Tony Peyser for the Santa Monica Mirror (Santa Monica, CA)

Brother Trucker's tunes chronicle the small town lives you pass while driving across Midwest's "flat horizon". A place where a bored young girl "didn't care for nothing except for wanting to leave." Where a factory worker has lost his job and "the machine that was his is on it's way down to Mexico". Where the all-night diner is "a poor man's paradise." Andy Fleming's songs find the drama and poignancy in these small town lives and the band supports him with blue collar Americana music that's sympathetic yet steely.

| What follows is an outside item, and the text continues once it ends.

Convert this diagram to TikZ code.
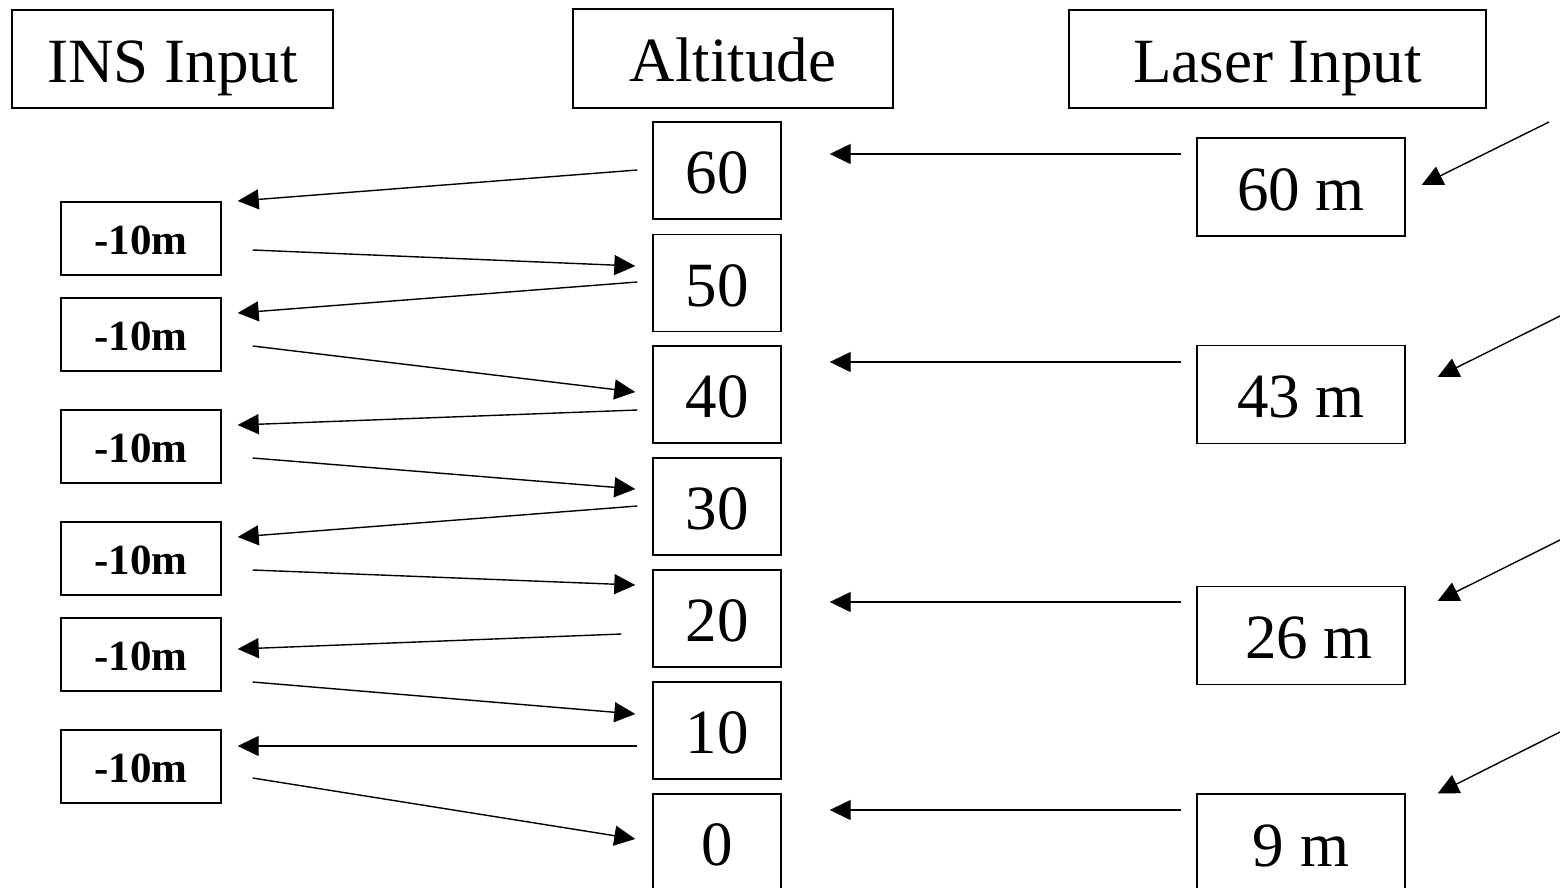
\documentclass[tikz,border=0pt]{standalone}
\usepackage{fontspec}
\setmainfont{Liberation Serif}
\usetikzlibrary{arrows.meta,calc}
\begin{document}
\begin{tikzpicture}[x=1pt,y=-1pt,
  box/.style={draw,line width=1.4pt,inner sep=0pt,font=\fontsize{63}{70}\selectfont,text height=46.5pt,text depth=0pt},
  val/.style={box,minimum width=128pt,minimum height=97pt},
  lbox/.style={box,minimum width=208pt,minimum height=98pt},
  small/.style={draw,line width=1.4pt,inner sep=0pt,minimum width=160pt,minimum height=73pt,font=\fontsize{43}{50}\selectfont\bfseries,text height=31pt,text depth=0pt},
  arr/.style={line width=1.4pt,-{Triangle[length=21pt,width=20pt]}}]
\useasboundingbox (0,0) rectangle (1560,887);
\clip (0,0) rectangle (1560,887);
% headers
\node[box,minimum width=321pt,minimum height=98pt] (ins) at (172.5,59) {INS Input};
\node[box,minimum width=320pt,minimum height=99pt] (alt) at (733,58.5) {Altitude};
\node[box,minimum width=417pt,minimum height=98pt] (las) at (1277.5,59) {Laser Input};
% altitude values
\node[val] (a60) at (717,170.5) {60};
\node[val] (a50) at (717,283) {50};
\node[val] (a40) at (717,394.5) {40};
\node[val] (a30) at (717,506.5) {30};
\node[val] (a20) at (717,618.5) {20};
\node[val] (a10) at (717,730.5) {10};
\node[val] (a0) at (717,842.5) {0};
% laser values
\node[lbox] (l60) at (1301,187) {60 m};
\node[lbox] (l43) at (1301,394.5) {43 m};
\node[lbox] (l26) at (1301,635.5) {\kern16pt 26 m};
\node[lbox] (l9) at (1301,843) {9 m};
% INS steps
\node[small] (m1) at (141,238.5) {-10m};
\node[small] (m2) at (141,334.5) {-10m};
\node[small] (m3) at (141,446.5) {-10m};
\node[small] (m4) at (141,558.5) {-10m};
\node[small] (m5) at (141,654.5) {-10m};
\node[small] (m6) at (141,766.5) {-10m};
% INS arrows
\draw[arr] ($(a60.west)+(-15,-0.5)$) -- ($(m1.east)+(16,-37.5)$);
\draw[arr] ($(m1.east)+(31,11.5)$) -- ($(a50.west)+(-17,-17)$);
\draw[arr] ($(a50.west)+(-15,-1)$) -- ($(m2.east)+(16,-21.5)$);
\draw[arr] ($(m2.east)+(31,11.5)$) -- ($(a40.west)+(-17,-2.5)$);
\draw[arr] ($(a40.west)+(-15,15.5)$) -- ($(m3.east)+(16,-21.5)$);
\draw[arr] ($(m3.east)+(31,11.5)$) -- ($(a30.west)+(-17,-17.5)$);
\draw[arr] ($(a30.west)+(-15,-0.5)$) -- ($(m4.east)+(16,-21.5)$);
\draw[arr] ($(m4.east)+(31,11.5)$) -- ($(a20.west)+(-17,-33.5)$);
\draw[arr] ($(a20.west)+(-31,15.5)$) -- ($(m5.east)+(16,-5.5)$);
\draw[arr] ($(m5.east)+(31,27.5)$) -- ($(a10.west)+(-17,-16.5)$);
\draw[arr] ($(a10.west)+(-15,15.5)$) -- ($(m6.east)+(16,-20.5)$);
\draw[arr] ($(m6.east)+(31,11.5)$) -- ($(a0.west)+(-17,-3.5)$);
% laser arrows
\draw[arr] ($(l60.west)+(-15,-33)$) -- ($(a60.east)+(48,-16.5)$);
\draw[arr] ($(l43.west)+(-15,-32.5)$) -- ($(a40.east)+(48,-32.5)$);
\draw[arr] ($(l26.west)+(-15,-33.5)$) -- ($(a20.east)+(48,-16.5)$);
\draw[arr] ($(l9.west)+(-15,-33)$) -- ($(a0.east)+(48,-32.5)$);
% incoming laser readings
\coordinate (d1) at (1549,122);
\coordinate (d2) at (1570,311);
\coordinate (d3) at (1570,535);
\coordinate (d4) at (1570,727);
\draw[arr] (d1) -- ($(l60.east)+(16,-2)$);
\draw[arr] (d2) -- ($(l43.east)+(32,-17.5)$);
\draw[arr] (d3) -- ($(l26.east)+(32,-34.5)$);
\draw[arr] (d4) -- ($(l9.east)+(32,-49.5)$);
\end{tikzpicture}
\end{document}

Fellow Iowan David Zollo produced this disc, which also contains contributions from Dave Moore and Bo Ramsey. Miles of Music Brother Trucker “The Flyover” With their long-awaited fourth CD, The Flyover, Des Moines-based roots-rockers Brother Trucker finally present another heaping helping of their literate, soulful and cinematic brand of earthy, ‘pan-Americana’ music. Cranking out a heart-felt, dynamic and (as needed) proudly raggedy-assed sound that taps into the likes of Neil Young’s splintering Crazy Horse, The Faces, The Stones, myriad assorted Dylan combos, Southern rock and the heartland/populist themes of Springsteen and Mellencamp, the lads of Brother Trucker provide spot-on backdrops for the extraordinary, wrong-side-of-the-tracks tales spooled out by co-founder and resident singer/songwriter Andy Fleming.

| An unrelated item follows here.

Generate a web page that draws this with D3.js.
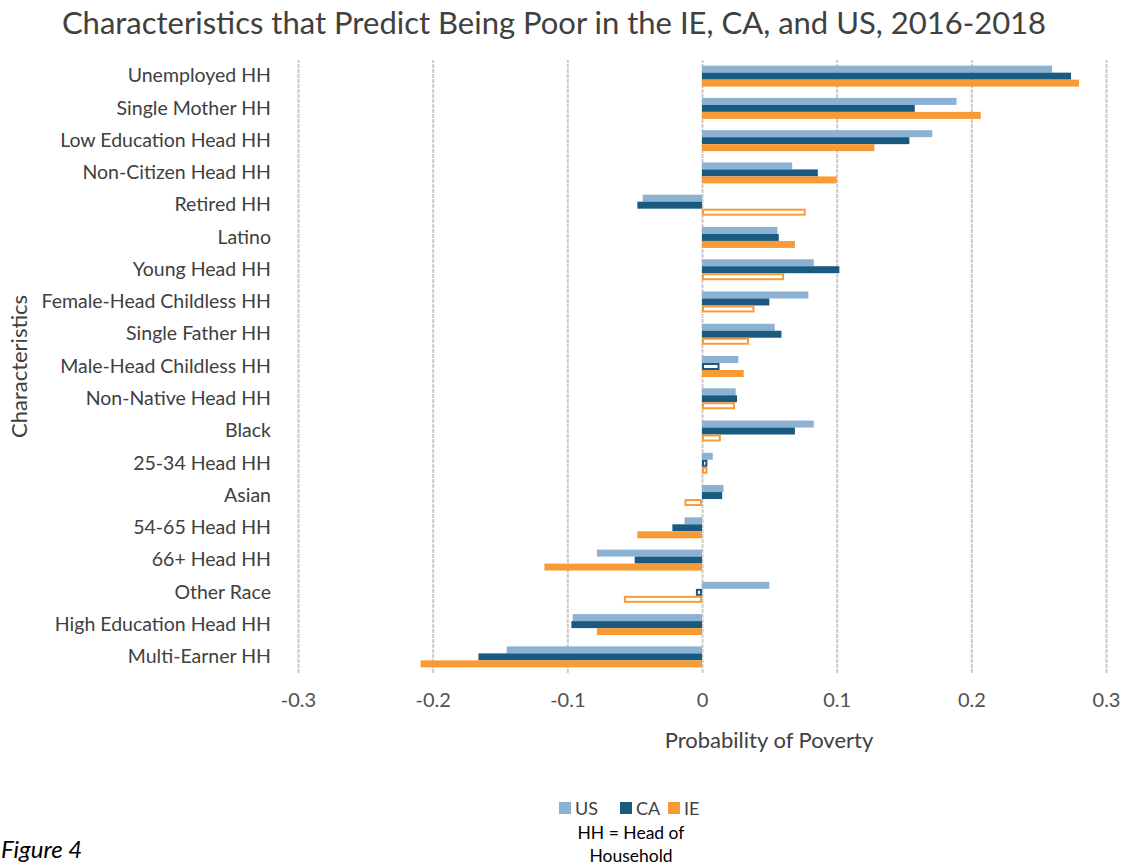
<!DOCTYPE html>
<html>
<head>
<meta charset="utf-8">
<script src="https://cdn.jsdelivr.net/npm/d3@7"></script>
<style>
  body { margin: 0; background: #fff; }
  text { font-family: Lato, "Open Sans", sans-serif; }
</style>
</head>
<body>
<svg id="chart" width="1124" height="865"></svg>
<script>
// data
var categories = ["Unemployed HH", "Single Mother HH", "Low Education Head HH", "Non-Citizen Head HH",
  "Retired HH", "Latino", "Young Head HH", "Female-Head Childless HH", "Single Father HH",
  "Male-Head Childless HH", "Non-Native Head HH", "Black", "25-34 Head HH", "Asian",
  "54-65 Head HH", "66+ Head HH", "Other Race", "High Education Head HH", "Multi-Earner HH"];
var seriesNames = ["US", "CA", "IE"];
var usValues = [0.260, 0.189, 0.171, 0.067, -0.044, 0.056, 0.083, 0.079, 0.054, 0.027, 0.025, 0.083, 0.008, 0.016, -0.013, -0.078, 0.050, -0.096, -0.145];
var caValues = [0.274, 0.158, 0.154, 0.086, -0.048, 0.057, 0.102, 0.050, 0.059, 0.013, 0.026, 0.069, 0.004, 0.015, -0.022, -0.050, -0.0045, -0.097, -0.166];
var ieValues = [0.280, 0.207, 0.128, 0.100, 0.077, 0.069, 0.061, 0.039, 0.035, 0.031, 0.0245, 0.014, 0.004, -0.013, -0.048, -0.117, -0.058, -0.078, -0.209];
// hollow bars = not significant
var usSig = [1,1,1,1,1,1,1,1,1,1,1,1,1,1,1,1,1,1,1];
var caSig = [1,1,1,1,1,1,1,1,1,0,1,1,0,1,1,1,0,1,1];
var ieSig = [1,1,1,1,0,1,0,0,0,1,0,0,0,0,1,1,0,1,1];
var tickVals = [-0.3, -0.2, -0.1, 0, 0.1, 0.2, 0.3];

var colors = { US: "#8cb2d3", CA: "#1b5a80", IE: "#f89b37" };

var allVals = [usValues, caValues, ieValues];
var allSig = [usSig, caSig, ieSig];
var rows = [];
categories.forEach(function (c, i) {
  seriesNames.forEach(function (s, j) {
    rows.push({ cat: c, series: s, value: allVals[j][i], sig: allSig[j][i] });
  });
});

var svg = d3.select("#chart");
var plotLeft = 298, plotRight = 1106, plotTop = 60, plotBottom = 673;

var x = d3.scaleLinear().domain([-0.3, 0.3]).range([plotLeft, plotRight]);
var y = d3.scaleBand().domain(categories).range([plotTop, plotBottom]).paddingInner(0.35).paddingOuter(0.175);
var ySub = d3.scaleBand().domain(seriesNames).range([0, y.bandwidth()]);

// gridlines
svg.append("g")
  .attr("transform", "translate(0," + plotBottom + ")")
  .call(d3.axisBottom(x).tickValues(tickVals).tickSize(-(plotBottom - plotTop)).tickFormat(""))
  .call(function (g) { g.select(".domain").remove(); })
  .selectAll("line")
  .attr("stroke", "#cbcbcb")
  .attr("stroke-width", 2)
  .attr("stroke-dasharray", "4,1");

// bars (hollow ones drawn with an inset outline)
svg.append("g").selectAll("rect")
  .data(rows)
  .enter()
  .append("rect")
  .attr("x", function (d) { return Math.min(x(0), x(d.value)) + (d.sig ? 0 : 1); })
  .attr("y", function (d) { return y(d.cat) + ySub(d.series) + (d.sig ? 0 : 1); })
  .attr("width", function (d) { return Math.max(0, Math.abs(x(d.value) - x(0)) - (d.sig ? 0 : 2)); })
  .attr("height", function (d) { return ySub.bandwidth() - (d.sig ? 0 : 2); })
  .attr("fill", function (d) { return d.sig ? colors[d.series] : "#fff"; })
  .attr("stroke", function (d) { return colors[d.series]; })
  .attr("stroke-width", function (d) { return d.sig ? 0 : 2; });

// x tick labels
svg.append("g")
  .attr("transform", "translate(0," + (plotBottom + 17) + ")")
  .call(d3.axisBottom(x).tickValues(tickVals).tickSize(0)
    .tickFormat(function (d) { return String(+d.toFixed(1)); }))
  .call(function (g) { g.select(".domain").remove(); })
  .selectAll("text")
  .attr("font-size", 20)
  .attr("font-family", "Lato, sans-serif")
  .attr("fill", "#505050");

// category labels
svg.append("g")
  .attr("transform", "translate(" + plotLeft + ",0)")
  .call(d3.axisLeft(y).tickSize(0).tickPadding(27))
  .call(function (g) { g.select(".domain").remove(); })
  .selectAll("text")
  .attr("font-size", 19.5)
  .attr("font-family", "Lato, sans-serif")
  .attr("fill", "#404040");

// titles
svg.append("text")
  .attr("x", 554).attr("y", 34)
  .attr("text-anchor", "middle")
  .attr("font-size", 31)
  .attr("fill", "#404040")
  .text("Characteristics that Predict Being Poor in the IE, CA, and US, 2016-2018");

svg.append("text")
  .attr("x", 769).attr("y", 748)
  .attr("text-anchor", "middle")
  .attr("font-size", 22)
  .attr("fill", "#404040")
  .text("Probability of Poverty");

svg.append("text")
  .attr("transform", "translate(27," + ((plotTop + plotBottom) / 2) + ") rotate(-90)")
  .attr("text-anchor", "middle")
  .attr("font-size", 22)
  .attr("fill", "#404040")
  .text("Characteristics");

// legend
var legendX = [559, 620, 668];
var legend = svg.append("g").selectAll("g")
  .data(seriesNames)
  .enter()
  .append("g")
  .attr("transform", function (d, i) { return "translate(" + legendX[i] + ",802)"; });
legend.append("rect").attr("width", 12).attr("height", 12).attr("fill", function (d) { return colors[d]; });
legend.append("text").attr("x", 16).attr("y", 13).attr("font-size", 18).attr("fill", "#404040").text(function (d) { return d; });

svg.append("text").attr("x", 631).attr("y", 839).attr("text-anchor", "middle")
  .attr("font-size", 17.5).attr("fill", "#000").text("HH = Head of");
svg.append("text").attr("x", 631).attr("y", 862).attr("text-anchor", "middle")
  .attr("font-size", 17.5).attr("fill", "#000").text("Household");

svg.append("text").attr("x", 1).attr("y", 858)
  .attr("font-size", 24).attr("font-style", "italic").attr("fill", "#000")
  .attr("font-family", "'Liberation Sans', Arial, sans-serif")
  .text("Figure 4");
</script>
</body>
</html>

Recorded in 2005, The Flyover continues to extend the ever-rising arc etched by the band’s recorded work but, as Fleming puts it, “a whole lot of life went on between recording and releasing” the album. With its title referring to the vast expanse of the heartland that’s regarded by denizens of ‘major cities’ as little more than in inconvenient space between ‘real’ destinations, the allegorical The Flyover once again showcases Fleming’s wondrous gift for illuminating lives in the margins—of the ignored, the luckless, the forgotten and the invisible, self-destructive beings who’ve fallen through cracks in a society that’s off the rails.

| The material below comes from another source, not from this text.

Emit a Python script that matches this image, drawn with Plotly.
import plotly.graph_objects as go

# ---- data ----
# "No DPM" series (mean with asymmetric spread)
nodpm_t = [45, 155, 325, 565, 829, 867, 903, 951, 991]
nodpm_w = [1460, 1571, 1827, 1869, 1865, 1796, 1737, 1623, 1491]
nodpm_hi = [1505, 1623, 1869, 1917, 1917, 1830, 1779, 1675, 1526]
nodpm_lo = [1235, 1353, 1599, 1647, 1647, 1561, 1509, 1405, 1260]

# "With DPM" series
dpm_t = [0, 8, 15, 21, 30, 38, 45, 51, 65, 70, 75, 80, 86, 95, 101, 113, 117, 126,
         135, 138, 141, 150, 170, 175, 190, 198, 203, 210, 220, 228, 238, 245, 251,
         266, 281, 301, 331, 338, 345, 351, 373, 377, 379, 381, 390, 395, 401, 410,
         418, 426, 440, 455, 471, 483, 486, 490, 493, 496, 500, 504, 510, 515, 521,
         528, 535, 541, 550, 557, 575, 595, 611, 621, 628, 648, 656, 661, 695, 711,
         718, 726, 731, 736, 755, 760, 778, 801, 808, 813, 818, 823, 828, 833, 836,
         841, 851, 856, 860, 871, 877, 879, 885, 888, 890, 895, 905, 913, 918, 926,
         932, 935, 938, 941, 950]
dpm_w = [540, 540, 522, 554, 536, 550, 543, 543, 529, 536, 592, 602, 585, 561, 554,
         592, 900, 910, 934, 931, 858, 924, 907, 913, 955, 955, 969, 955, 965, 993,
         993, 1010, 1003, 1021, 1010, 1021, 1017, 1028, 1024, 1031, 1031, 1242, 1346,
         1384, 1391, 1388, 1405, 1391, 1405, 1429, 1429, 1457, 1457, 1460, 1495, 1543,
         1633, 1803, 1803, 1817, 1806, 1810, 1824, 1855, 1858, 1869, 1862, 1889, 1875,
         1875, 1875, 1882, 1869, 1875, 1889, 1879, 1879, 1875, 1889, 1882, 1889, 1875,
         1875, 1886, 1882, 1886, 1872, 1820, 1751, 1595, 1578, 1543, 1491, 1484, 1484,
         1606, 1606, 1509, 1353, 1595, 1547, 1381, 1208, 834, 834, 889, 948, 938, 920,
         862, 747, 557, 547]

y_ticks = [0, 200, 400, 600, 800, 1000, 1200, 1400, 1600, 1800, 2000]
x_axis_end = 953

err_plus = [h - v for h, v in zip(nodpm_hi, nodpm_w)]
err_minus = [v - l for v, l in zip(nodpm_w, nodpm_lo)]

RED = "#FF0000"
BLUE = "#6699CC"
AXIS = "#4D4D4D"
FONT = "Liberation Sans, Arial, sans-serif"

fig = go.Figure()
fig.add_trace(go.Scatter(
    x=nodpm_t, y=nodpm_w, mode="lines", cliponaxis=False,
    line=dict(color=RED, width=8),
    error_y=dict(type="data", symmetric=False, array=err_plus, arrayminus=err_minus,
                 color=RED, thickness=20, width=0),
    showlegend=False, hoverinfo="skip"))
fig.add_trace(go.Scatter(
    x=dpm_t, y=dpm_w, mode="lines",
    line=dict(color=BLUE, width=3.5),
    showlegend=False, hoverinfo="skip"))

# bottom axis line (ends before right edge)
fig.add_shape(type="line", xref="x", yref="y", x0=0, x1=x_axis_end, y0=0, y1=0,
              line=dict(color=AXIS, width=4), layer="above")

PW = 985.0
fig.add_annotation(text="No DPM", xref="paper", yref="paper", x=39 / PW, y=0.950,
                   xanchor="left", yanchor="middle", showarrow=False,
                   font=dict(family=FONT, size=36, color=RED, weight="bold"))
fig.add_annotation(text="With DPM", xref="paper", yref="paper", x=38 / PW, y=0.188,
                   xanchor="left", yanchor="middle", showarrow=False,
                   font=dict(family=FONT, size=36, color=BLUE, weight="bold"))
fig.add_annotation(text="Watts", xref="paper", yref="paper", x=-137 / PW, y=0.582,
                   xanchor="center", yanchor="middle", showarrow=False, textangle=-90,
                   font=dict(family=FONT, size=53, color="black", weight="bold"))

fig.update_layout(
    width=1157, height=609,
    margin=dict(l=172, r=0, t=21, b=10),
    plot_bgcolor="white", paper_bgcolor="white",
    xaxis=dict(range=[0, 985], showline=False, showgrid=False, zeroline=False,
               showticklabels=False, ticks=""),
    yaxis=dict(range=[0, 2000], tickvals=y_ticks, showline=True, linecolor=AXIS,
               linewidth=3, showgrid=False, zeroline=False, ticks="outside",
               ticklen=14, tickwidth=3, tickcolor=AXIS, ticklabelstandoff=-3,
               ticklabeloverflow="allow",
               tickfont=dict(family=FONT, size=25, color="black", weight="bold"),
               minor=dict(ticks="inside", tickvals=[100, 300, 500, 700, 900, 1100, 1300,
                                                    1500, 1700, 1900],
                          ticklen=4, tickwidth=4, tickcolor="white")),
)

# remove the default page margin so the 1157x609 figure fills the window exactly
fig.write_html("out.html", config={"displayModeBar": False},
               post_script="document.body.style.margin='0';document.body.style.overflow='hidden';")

It’s an evocative, often-chilling narrative that interweaves tales of “Billy” (whose dreams of pro baseball dissolve into a dead-end roofing job), “Downtown”’s homeless Nathan, the substance-/physical-abuse cocktail of “Heartbreak Rd.”, the dissolute, embittered football coach of “Home Cookin’,” the loneliness of the long-haul trucker of “Overtime,” the displaced, neglected refugee of “Joseph (A Lost Boy No More,” the doomed, early morning bar-heist of “Something Big,” the rapid-fire, Boss-meets-Chuck Berry adrenaline rush of “The Friday Night Fight” and the nightmarishly-hellbound dysfunctional “Family Reunion.” Laced with booze and powder, dogged by catastrophic choices and economically pinned to the mat, these are people whose hopes have all but evaporated, yet the stories are buoyed by compassion, empathy and Brother Trucker’s exhilarating, dynamic arrangements.

Brother Trucker’s fully-loaded, five-piece format remains one of the most flexible, energetic and inspirational combos in the Midwest, but on any given night, you may very well find them in a variety of configurations, including Andy solo, Andy and co-founder Mike Fitzpatrick (as an acoustic duo), Andy, Mike and Bassist, Lyle Kevin Hogue (as ‘The BT3’) … In every case, what you will get is to-the-bone, passionate musicianship steeped in pan-genre, rockyroll classicism that’s deeply, artfully connected to the very heart and soul of the Iowa/Midwestern experience.